● **COLLECTED MATERIAL**
────────
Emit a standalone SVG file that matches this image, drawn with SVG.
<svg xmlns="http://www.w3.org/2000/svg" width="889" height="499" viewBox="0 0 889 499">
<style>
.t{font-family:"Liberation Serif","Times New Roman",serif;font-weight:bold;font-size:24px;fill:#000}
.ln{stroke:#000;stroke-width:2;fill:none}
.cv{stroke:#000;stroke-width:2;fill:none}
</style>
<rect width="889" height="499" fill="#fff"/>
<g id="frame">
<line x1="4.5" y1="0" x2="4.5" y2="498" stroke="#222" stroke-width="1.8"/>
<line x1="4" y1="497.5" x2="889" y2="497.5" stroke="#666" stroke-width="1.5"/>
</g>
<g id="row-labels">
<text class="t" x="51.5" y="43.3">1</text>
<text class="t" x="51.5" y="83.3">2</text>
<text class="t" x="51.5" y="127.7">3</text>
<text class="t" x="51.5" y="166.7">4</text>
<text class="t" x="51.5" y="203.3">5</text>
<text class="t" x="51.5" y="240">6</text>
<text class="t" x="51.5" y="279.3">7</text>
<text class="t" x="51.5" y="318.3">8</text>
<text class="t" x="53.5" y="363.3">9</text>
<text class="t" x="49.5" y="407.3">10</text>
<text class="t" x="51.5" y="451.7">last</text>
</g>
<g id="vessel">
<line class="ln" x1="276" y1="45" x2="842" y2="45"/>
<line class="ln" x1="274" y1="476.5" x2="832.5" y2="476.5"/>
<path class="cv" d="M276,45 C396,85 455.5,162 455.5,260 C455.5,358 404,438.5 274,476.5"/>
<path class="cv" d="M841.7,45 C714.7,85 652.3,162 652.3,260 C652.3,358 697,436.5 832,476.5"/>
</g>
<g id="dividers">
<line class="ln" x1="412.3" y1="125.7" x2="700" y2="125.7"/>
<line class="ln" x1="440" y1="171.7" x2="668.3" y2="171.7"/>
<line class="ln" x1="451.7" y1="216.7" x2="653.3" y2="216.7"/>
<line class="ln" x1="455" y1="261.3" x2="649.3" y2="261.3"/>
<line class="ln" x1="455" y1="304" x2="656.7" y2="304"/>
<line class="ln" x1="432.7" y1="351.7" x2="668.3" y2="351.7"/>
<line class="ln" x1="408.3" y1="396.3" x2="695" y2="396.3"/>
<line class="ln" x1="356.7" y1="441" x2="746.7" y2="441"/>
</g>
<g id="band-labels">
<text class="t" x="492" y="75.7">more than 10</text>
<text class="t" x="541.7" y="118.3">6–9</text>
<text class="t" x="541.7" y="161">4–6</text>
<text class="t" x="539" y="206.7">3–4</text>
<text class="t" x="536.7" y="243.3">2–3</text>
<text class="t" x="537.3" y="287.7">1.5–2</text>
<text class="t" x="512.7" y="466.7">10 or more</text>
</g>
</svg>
────────
● **AIM**
Retype all of the material, keeping each line exact.

● **SOLUTION FOR THIS EXERCISE**
Emit a standalone SVG file that matches this image, drawn with SVG.
<svg xmlns="http://www.w3.org/2000/svg" width="889" height="499" viewBox="0 0 889 499">
<style>
.t{font-family:"Liberation Serif","Times New Roman",serif;font-weight:bold;font-size:24px;fill:#000}
.ln{stroke:#000;stroke-width:2;fill:none}
.cv{stroke:#000;stroke-width:2;fill:none}
</style>
<rect width="889" height="499" fill="#fff"/>
<g id="frame">
<line x1="4.5" y1="0" x2="4.5" y2="498" stroke="#222" stroke-width="1.8"/>
<line x1="4" y1="497.5" x2="889" y2="497.5" stroke="#666" stroke-width="1.5"/>
</g>
<g id="row-labels">
<text class="t" x="51.5" y="43.3">1</text>
<text class="t" x="51.5" y="83.3">2</text>
<text class="t" x="51.5" y="127.7">3</text>
<text class="t" x="51.5" y="166.7">4</text>
<text class="t" x="51.5" y="203.3">5</text>
<text class="t" x="51.5" y="240">6</text>
<text class="t" x="51.5" y="279.3">7</text>
<text class="t" x="51.5" y="318.3">8</text>
<text class="t" x="53.5" y="363.3">9</text>
<text class="t" x="49.5" y="407.3">10</text>
<text class="t" x="51.5" y="451.7">last</text>
</g>
<g id="vessel">
<line class="ln" x1="276" y1="45" x2="842" y2="45"/>
<line class="ln" x1="274" y1="476.5" x2="832.5" y2="476.5"/>
<path class="cv" d="M276,45 C396,85 455.5,162 455.5,260 C455.5,358 404,438.5 274,476.5"/>
<path class="cv" d="M841.7,45 C714.7,85 652.3,162 652.3,260 C652.3,358 697,436.5 832,476.5"/>
</g>
<g id="dividers">
<line class="ln" x1="412.3" y1="125.7" x2="700" y2="125.7"/>
<line class="ln" x1="440" y1="171.7" x2="668.3" y2="171.7"/>
<line class="ln" x1="451.7" y1="216.7" x2="653.3" y2="216.7"/>
<line class="ln" x1="455" y1="261.3" x2="649.3" y2="261.3"/>
<line class="ln" x1="455" y1="304" x2="656.7" y2="304"/>
<line class="ln" x1="432.7" y1="351.7" x2="668.3" y2="351.7"/>
<line class="ln" x1="408.3" y1="396.3" x2="695" y2="396.3"/>
<line class="ln" x1="356.7" y1="441" x2="746.7" y2="441"/>
</g>
<g id="band-labels">
<text class="t" x="492" y="75.7">more than 10</text>
<text class="t" x="541.7" y="118.3">6–9</text>
<text class="t" x="541.7" y="161">4–6</text>
<text class="t" x="539" y="206.7">3–4</text>
<text class="t" x="536.7" y="243.3">2–3</text>
<text class="t" x="537.3" y="287.7">1.5–2</text>
<text class="t" x="512.7" y="466.7">10 or more</text>
</g>
</svg>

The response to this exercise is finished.